I'm unclear on javascript's "reach". Could it erase files on the hard disk? Could it change user access permissions? What horrible fate is NoScript saving me from on a daily basis?

3 Answers 3


The intended reach of Javascript is limited so it can not access the desktop nor any files in your computer. The security of your computer is limited to how up-to-date the browser is (patching etc), and the associated Plugins.

On the other side, "bad guys" try to find holes in technology and use that knowledge to gain access to something they otherwise wouldn't. When this happens, and the vendor is aware of it, a patch is released.

A few bad things Javascript can do:

  • Javascript alone might allow all the information of a poorly written website to be sent to a "bad guy". This is called XSS / CRSF.

  • It can also cause your logged in account to make changes to websites (editing financial data of a different unrelated site) without you knowing.

  • Finally in regards to your local computer, the exposure depends what add-ins are installed (Flash, etc).

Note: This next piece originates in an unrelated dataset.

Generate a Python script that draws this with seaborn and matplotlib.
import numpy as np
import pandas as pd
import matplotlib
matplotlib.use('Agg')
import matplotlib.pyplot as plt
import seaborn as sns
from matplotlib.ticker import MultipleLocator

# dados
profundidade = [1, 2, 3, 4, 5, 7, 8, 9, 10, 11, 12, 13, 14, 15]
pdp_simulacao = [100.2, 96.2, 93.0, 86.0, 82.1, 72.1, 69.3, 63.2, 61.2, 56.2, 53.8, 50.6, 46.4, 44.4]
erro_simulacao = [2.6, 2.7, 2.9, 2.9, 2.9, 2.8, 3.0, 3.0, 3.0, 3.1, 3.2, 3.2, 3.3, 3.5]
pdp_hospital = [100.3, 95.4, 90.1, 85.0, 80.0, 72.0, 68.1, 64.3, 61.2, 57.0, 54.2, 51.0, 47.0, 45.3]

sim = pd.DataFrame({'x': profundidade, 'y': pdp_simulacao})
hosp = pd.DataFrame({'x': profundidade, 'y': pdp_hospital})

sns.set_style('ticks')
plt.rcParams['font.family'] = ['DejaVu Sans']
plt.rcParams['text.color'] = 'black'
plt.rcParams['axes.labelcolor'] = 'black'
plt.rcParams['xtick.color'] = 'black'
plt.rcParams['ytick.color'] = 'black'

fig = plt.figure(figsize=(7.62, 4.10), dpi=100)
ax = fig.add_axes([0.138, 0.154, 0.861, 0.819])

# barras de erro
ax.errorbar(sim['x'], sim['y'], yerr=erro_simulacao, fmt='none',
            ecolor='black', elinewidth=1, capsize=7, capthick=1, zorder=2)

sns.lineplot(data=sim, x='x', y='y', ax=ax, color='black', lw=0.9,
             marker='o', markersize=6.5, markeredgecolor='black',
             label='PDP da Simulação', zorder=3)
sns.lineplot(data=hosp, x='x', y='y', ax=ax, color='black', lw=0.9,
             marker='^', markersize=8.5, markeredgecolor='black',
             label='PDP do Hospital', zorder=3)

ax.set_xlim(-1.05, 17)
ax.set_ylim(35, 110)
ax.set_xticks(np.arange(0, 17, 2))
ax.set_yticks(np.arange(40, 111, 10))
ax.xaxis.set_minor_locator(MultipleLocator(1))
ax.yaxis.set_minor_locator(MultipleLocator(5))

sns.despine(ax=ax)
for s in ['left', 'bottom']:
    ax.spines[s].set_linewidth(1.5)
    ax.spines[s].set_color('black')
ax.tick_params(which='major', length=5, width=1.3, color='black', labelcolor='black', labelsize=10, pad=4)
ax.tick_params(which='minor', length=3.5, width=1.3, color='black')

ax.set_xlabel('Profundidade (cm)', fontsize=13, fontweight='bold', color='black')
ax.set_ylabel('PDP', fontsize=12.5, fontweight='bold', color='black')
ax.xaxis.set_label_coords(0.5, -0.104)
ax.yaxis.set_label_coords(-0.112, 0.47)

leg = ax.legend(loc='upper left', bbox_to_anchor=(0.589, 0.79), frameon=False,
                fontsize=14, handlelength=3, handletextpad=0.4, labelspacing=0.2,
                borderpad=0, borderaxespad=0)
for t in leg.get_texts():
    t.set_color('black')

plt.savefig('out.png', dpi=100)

If the client has an old version of flash installed, then your whole PC can have malicious software installed on it, or have security dialogs altered to confuse even an educated/informed user.

  • 2
    Since jscript explicitly provides for integration with native code applications on the client - if the code can get out of the sandbox it can do just about anything on an MSWindows machine.
    – symcbean
    Feb 7, 2012 at 13:56
  • 1
    Likewise, it may be possible for javascript to get out of the sandbox and affect Mac and Unix machines as well. Feb 7, 2012 at 14:35
  • No - even outside of the sandbox ECMAscript is much more limited in what it can do.
    – symcbean
    Feb 29, 2012 at 9:42
  • Currently it is not possible to do any harm on client's computer in Google Chrome, by just using JavaScript. Mar 18, 2012 at 1:57

As a client on a web-browser, javascript doesn't typically present a threat to your file system or changing permissions. There have been a few exceptions/vulnerabilities e.g., this issue in jscript or this one in firefox 3.5 jit compiler, but these vulnerabilities are generally patched in the web browser (and relatively rare for plain-old javascript, esp compared to other plugins like flash/java applets).

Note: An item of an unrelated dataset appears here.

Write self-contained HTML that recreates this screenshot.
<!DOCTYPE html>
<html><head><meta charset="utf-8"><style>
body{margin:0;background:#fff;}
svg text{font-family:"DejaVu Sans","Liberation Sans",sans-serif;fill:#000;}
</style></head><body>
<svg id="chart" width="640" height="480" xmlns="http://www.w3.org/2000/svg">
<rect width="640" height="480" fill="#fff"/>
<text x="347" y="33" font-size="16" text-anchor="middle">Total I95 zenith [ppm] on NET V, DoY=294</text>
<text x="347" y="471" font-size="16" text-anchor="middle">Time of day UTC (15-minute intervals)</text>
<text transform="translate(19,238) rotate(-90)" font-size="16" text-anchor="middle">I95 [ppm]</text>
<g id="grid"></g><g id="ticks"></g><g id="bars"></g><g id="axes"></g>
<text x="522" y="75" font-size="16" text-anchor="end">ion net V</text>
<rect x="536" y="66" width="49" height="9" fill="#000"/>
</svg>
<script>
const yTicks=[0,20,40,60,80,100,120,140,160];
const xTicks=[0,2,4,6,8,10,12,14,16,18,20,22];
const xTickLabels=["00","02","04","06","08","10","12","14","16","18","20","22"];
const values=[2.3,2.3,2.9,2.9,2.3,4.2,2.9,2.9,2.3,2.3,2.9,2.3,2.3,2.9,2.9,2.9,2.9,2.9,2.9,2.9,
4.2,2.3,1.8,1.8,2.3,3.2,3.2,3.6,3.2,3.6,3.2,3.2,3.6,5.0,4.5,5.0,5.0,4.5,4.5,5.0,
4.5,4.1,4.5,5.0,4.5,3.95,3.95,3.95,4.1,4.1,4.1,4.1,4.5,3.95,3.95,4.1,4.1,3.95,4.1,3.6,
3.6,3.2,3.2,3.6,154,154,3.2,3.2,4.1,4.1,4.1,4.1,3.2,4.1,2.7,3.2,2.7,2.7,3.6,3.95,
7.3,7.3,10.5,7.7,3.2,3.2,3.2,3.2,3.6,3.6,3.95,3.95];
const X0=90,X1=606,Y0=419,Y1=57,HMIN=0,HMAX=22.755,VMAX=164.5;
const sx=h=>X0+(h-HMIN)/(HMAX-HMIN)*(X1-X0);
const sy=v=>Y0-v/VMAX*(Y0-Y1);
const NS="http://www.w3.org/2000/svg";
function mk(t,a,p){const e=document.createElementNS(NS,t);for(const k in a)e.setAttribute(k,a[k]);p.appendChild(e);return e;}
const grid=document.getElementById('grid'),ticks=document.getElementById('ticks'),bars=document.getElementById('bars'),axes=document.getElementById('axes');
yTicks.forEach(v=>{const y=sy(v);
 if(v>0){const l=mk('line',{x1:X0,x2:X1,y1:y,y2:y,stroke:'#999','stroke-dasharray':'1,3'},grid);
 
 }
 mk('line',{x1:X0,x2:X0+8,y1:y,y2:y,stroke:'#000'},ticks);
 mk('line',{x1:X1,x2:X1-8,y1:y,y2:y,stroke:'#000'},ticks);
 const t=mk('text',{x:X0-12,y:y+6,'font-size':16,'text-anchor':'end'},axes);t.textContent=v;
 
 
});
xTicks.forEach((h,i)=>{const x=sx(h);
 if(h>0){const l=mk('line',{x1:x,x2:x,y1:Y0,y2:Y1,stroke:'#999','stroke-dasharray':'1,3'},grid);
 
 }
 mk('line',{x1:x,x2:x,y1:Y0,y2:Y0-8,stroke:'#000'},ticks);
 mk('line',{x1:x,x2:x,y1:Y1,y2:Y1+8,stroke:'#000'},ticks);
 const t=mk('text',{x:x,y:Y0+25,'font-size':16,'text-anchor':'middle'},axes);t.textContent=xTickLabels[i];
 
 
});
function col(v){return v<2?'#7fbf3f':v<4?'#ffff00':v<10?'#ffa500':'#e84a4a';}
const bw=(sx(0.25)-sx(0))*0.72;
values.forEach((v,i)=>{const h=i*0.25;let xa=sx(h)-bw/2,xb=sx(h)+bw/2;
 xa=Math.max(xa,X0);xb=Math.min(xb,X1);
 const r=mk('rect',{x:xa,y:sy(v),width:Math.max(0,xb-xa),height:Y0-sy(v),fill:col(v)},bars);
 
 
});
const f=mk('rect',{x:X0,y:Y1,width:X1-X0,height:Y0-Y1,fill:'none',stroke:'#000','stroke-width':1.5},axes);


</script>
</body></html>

The bigger danger with malicious javascript is cross-site scripting (XSS ) or cross-site request forgery (CSRF ). On a poorly configured website where untrusted user-generated content can put javascript that's executed on other people's pages, the javascript can perform actions from the perspective of the other user.


The other answers are probably best, but consider the following as well:

  • As mentioned before, if a host is on a domain, any domain resources are that much easier to reach. A single compromised host is often times enough to allow bad guys the entry point they need for the network.

  • This one is a little different, but a compromised host could be used to store illegal files. Not necessarily ideal for the bad guy, but you then become liable for any files found on your drive (should you be investigated by law enforcement).